Program Erato
Louis T. Milic
A facsimile of an early computer-generated book.
1971 / 2020
5.5 x 8.5 inches
28 pages
Edition of 216
Printing: Digital
Binding: Side-stapled
Though preceded at least by Jean A. Baudot’s La machine à écrire (1964), Manfred Krause and Götz F. Schaudt's Computer-Lyrik (1967), and Alison Knowles and James Tenney’s A House of Dust (c. 1968), Louis T. Milic’s Program ERATO (1971) was likely the first volume of computer poetry published in the United States.

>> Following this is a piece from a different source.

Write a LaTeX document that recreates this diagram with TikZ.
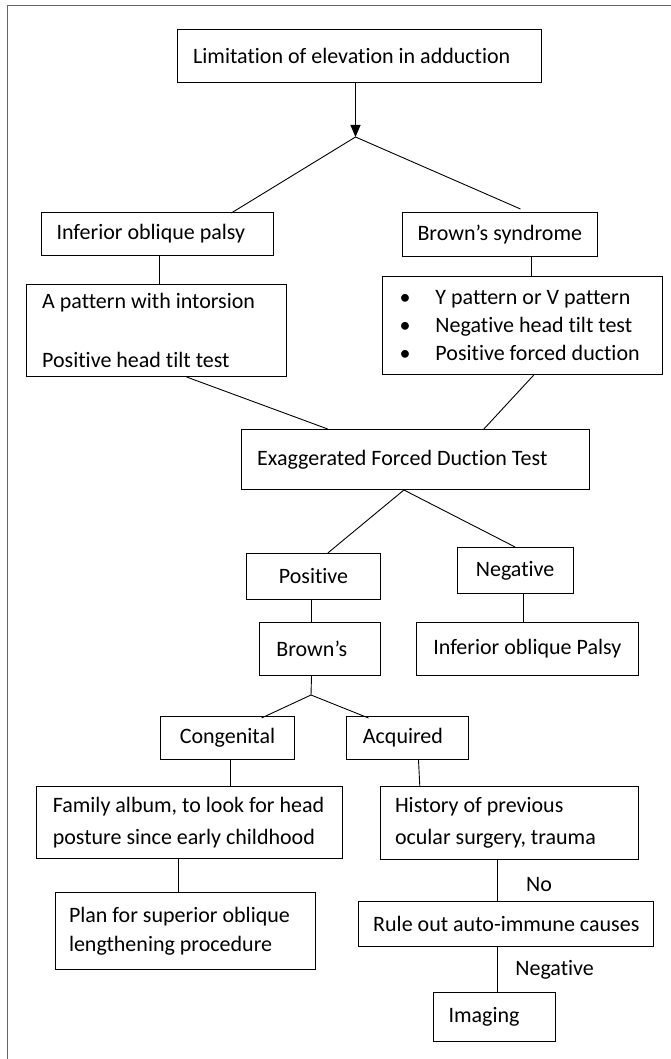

Further contributing to its intrigue is Milic’s status as an important apologist for computer poetry, and the most prominent scholar and critic of the form writing in English in its first two decades.
Aleator Press has taken special care to reproduce this booklet accurately, with due attention to the construction, material, typography, layout, and style of the original edition that was created by The Cleveland State University Poetry Center in 1971. That edition is believed to have been released in a small run of 300 to 500 copies and, despite languishing in obscurity ever since, copies of the original booklet are very difficult to obtain. Hence our new edition, which has been approved by the Louis T. Milic estate.
This facsimile booklet appears in an edition of 216 copies, which corresponds to the number of possible outcomes of a roll of three dice. Each copy is hand-stamped with one of these unique dice rolls, and as such, the booklets are enumerated using a bijective senary notation.
Program ERATO is the first publication of Aleator Press and the initial offering in our Regenerators series, which will include reprints of scarce early volumes of computer-generated text, as well as speculative editions that imagine artful publications in this area that could have appeared, but never did — until now.
Louis T. Milic (1922–2003) was a scholar and practitioner who made pioneering contributions to the digital humanities over an academic career spanning decades. Born in Yugoslavia, he spent his teenaged years in New York and earned his PhD at Columbia in 1963. Milic also taught there, at Teachers College, from 1955–69. From 1969–78, he chaired the English department at Cleveland State University (CSU) and served on its faculty until his retirement in 1991. He is best known for his computer-mediated work in stylistic analysis, which began with his PhD thesis, one of the first in what is now called the digital humanities.